• **Prompt**
Repeat every line, exactly, from the very first through the one where "['(63%)', '(27%)', '(1%)', '(1%)', '(1%)', '(4%)'];" appears. Add nothing else.

• **Collected data**
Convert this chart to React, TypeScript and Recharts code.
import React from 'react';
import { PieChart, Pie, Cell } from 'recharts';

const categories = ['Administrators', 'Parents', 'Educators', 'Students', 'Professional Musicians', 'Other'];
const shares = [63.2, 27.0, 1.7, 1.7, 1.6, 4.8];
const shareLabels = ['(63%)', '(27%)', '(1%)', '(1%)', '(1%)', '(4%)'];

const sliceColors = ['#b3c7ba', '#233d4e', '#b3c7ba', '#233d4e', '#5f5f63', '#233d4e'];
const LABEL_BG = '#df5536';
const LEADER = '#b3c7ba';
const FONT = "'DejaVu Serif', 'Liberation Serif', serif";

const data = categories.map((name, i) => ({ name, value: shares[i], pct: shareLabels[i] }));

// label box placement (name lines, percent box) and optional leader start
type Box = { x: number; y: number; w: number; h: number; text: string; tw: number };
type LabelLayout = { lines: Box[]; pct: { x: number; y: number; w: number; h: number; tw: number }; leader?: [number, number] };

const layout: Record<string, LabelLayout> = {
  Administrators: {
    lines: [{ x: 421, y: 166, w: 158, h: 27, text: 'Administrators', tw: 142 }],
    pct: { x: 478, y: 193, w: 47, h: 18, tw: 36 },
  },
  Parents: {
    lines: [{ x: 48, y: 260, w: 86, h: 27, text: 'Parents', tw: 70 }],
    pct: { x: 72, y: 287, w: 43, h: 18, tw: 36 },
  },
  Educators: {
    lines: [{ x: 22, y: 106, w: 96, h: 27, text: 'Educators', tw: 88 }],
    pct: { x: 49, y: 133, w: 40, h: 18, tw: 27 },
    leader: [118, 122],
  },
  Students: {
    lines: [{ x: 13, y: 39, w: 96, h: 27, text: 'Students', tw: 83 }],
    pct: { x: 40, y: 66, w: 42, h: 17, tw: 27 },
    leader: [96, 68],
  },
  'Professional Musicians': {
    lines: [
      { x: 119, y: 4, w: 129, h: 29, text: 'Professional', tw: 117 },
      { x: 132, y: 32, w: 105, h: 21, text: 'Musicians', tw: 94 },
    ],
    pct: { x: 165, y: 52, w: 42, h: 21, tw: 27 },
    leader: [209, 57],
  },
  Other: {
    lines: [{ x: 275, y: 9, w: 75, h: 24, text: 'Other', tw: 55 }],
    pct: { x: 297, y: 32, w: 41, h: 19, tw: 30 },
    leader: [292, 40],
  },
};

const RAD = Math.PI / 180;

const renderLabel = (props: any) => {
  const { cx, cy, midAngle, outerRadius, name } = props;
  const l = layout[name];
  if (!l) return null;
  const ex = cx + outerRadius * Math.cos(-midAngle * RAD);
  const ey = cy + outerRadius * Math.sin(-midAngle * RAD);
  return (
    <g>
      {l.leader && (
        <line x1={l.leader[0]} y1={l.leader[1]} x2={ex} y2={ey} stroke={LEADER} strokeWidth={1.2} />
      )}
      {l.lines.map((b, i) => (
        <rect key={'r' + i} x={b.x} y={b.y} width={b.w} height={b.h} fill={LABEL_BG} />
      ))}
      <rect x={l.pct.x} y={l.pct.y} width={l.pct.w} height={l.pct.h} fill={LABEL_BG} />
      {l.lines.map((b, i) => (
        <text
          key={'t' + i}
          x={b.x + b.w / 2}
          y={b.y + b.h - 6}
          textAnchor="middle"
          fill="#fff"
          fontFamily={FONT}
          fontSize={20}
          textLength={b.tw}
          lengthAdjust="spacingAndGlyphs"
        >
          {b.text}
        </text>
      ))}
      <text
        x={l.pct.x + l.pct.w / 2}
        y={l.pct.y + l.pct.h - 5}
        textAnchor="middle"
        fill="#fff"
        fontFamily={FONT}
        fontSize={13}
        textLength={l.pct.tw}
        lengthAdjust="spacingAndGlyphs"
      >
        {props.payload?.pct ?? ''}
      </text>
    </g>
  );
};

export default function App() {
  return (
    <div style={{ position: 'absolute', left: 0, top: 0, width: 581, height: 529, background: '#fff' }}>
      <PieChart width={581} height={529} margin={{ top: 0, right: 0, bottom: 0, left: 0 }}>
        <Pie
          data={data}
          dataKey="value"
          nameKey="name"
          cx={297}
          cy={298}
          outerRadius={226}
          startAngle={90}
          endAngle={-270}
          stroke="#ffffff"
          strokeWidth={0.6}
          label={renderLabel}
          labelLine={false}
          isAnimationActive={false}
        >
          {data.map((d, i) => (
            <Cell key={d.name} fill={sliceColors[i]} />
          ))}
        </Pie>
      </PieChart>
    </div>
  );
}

• **Full solution**
Convert this chart to React, TypeScript and Recharts code.
import React from 'react';
import { PieChart, Pie, Cell } from 'recharts';

const categories = ['Administrators', 'Parents', 'Educators', 'Students', 'Professional Musicians', 'Other'];
const shares = [63.2, 27.0, 1.7, 1.7, 1.6, 4.8];
const shareLabels = ['(63%)', '(27%)', '(1%)', '(1%)', '(1%)', '(4%)'];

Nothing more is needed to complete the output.